- Material provided -
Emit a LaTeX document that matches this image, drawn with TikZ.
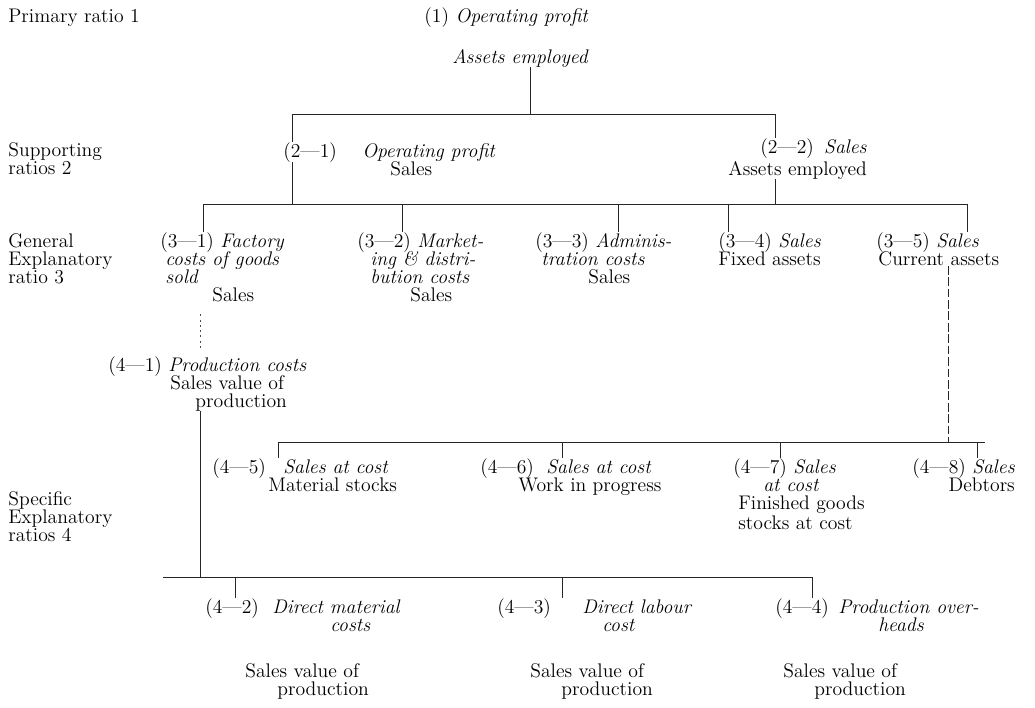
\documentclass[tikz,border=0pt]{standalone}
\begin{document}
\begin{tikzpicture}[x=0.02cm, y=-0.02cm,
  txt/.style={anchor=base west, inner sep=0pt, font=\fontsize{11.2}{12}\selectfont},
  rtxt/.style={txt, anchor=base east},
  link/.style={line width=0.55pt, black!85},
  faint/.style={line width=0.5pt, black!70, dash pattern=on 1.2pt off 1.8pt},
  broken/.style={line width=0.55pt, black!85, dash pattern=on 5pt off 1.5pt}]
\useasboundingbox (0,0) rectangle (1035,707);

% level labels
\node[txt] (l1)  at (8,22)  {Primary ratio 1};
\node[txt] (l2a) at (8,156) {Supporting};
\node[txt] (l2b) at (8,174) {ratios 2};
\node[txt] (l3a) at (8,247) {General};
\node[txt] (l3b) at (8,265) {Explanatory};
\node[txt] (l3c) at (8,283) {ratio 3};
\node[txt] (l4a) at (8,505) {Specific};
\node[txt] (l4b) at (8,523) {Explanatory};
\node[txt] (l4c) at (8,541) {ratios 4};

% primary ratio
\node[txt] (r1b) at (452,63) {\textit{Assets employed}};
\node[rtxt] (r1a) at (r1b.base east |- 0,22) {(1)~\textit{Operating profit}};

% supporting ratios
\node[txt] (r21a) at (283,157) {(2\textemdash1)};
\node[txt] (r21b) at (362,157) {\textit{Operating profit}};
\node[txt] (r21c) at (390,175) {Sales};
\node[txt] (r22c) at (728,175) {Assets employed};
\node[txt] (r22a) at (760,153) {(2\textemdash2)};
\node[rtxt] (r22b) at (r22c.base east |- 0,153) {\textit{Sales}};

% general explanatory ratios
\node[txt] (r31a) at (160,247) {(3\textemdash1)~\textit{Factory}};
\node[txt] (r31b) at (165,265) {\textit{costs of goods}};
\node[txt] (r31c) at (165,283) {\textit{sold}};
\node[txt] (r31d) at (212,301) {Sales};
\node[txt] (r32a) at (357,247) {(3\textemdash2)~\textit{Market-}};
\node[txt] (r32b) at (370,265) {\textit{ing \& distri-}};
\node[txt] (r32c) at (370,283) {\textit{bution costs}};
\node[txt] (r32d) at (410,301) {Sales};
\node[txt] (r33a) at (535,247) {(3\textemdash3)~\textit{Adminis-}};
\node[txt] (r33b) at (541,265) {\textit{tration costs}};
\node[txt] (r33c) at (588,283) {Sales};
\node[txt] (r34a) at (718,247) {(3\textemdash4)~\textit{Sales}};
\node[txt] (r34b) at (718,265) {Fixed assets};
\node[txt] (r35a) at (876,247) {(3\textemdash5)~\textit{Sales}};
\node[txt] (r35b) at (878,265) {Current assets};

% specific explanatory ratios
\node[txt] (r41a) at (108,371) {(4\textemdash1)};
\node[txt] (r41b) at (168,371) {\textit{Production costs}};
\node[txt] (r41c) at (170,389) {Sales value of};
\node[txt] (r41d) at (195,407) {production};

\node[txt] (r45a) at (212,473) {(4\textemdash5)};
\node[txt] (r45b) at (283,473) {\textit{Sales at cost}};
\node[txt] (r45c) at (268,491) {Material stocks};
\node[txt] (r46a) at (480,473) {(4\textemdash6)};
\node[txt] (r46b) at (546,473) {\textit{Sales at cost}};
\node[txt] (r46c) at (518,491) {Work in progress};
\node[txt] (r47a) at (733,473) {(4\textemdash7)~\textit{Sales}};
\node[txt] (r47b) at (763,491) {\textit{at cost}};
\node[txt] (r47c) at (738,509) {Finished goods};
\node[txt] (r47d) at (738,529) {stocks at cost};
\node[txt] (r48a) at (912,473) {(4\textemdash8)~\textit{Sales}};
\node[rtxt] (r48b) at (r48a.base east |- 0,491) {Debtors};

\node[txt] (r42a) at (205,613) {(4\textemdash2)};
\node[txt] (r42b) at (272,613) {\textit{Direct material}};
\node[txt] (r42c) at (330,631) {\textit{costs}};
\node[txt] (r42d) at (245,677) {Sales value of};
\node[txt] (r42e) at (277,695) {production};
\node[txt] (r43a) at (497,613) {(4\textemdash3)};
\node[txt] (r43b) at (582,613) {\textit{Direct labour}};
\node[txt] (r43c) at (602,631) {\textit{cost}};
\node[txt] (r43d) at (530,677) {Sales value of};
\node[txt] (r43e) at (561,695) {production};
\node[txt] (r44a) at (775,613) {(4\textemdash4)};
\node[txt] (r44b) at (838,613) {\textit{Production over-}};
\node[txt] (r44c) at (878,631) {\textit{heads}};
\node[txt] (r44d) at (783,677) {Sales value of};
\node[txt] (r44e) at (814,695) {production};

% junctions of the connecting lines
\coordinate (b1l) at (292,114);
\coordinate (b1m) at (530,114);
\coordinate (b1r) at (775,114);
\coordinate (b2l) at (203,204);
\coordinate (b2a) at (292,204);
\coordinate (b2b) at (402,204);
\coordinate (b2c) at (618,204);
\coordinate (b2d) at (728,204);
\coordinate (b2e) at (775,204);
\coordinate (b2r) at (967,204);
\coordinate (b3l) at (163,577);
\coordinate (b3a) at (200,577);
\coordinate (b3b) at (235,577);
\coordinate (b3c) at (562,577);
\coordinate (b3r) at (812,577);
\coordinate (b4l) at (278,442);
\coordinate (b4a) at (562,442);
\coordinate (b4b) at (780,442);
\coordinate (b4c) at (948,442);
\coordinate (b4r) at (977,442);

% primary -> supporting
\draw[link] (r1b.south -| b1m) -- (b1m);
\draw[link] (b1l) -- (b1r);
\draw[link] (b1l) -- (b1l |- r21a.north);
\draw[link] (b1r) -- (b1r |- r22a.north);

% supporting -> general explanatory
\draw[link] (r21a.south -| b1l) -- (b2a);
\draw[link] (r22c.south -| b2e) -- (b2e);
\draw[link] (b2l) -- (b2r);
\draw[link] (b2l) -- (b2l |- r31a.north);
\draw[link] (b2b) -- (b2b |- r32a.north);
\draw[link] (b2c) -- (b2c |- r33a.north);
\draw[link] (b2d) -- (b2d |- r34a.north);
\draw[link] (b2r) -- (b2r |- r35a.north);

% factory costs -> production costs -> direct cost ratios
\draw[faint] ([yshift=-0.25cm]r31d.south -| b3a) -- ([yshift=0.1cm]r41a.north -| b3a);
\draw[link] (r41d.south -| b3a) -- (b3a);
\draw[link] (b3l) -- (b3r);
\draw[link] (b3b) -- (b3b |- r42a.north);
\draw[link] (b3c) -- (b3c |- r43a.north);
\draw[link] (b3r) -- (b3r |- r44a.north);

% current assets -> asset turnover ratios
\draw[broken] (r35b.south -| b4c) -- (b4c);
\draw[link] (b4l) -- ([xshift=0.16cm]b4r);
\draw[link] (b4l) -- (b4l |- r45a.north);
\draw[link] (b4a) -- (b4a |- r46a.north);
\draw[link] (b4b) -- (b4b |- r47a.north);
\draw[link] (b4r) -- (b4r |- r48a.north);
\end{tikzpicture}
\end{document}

- Written task -
Repeat the listing above up to and including the line with "(r22b) at (r22c.base", starting from its first line. Drop any pictures.

- Problem solution -
Emit a LaTeX document that matches this image, drawn with TikZ.
\documentclass[tikz,border=0pt]{standalone}
\begin{document}
\begin{tikzpicture}[x=0.02cm, y=-0.02cm,
  txt/.style={anchor=base west, inner sep=0pt, font=\fontsize{11.2}{12}\selectfont},
  rtxt/.style={txt, anchor=base east},
  link/.style={line width=0.55pt, black!85},
  faint/.style={line width=0.5pt, black!70, dash pattern=on 1.2pt off 1.8pt},
  broken/.style={line width=0.55pt, black!85, dash pattern=on 5pt off 1.5pt}]
\useasboundingbox (0,0) rectangle (1035,707);

% level labels
\node[txt] (l1)  at (8,22)  {Primary ratio 1};
\node[txt] (l2a) at (8,156) {Supporting};
\node[txt] (l2b) at (8,174) {ratios 2};
\node[txt] (l3a) at (8,247) {General};
\node[txt] (l3b) at (8,265) {Explanatory};
\node[txt] (l3c) at (8,283) {ratio 3};
\node[txt] (l4a) at (8,505) {Specific};
\node[txt] (l4b) at (8,523) {Explanatory};
\node[txt] (l4c) at (8,541) {ratios 4};

% primary ratio
\node[txt] (r1b) at (452,63) {\textit{Assets employed}};
\node[rtxt] (r1a) at (r1b.base east |- 0,22) {(1)~\textit{Operating profit}};

% supporting ratios
\node[txt] (r21a) at (283,157) {(2\textemdash1)};
\node[txt] (r21b) at (362,157) {\textit{Operating profit}};
\node[txt] (r21c) at (390,175) {Sales};
\node[txt] (r22c) at (728,175) {Assets employed};
\node[txt] (r22a) at (760,153) {(2\textemdash2)};
\node[rtxt] (r22b) at (r22c.base east |- 0,153) {\textit{Sales}};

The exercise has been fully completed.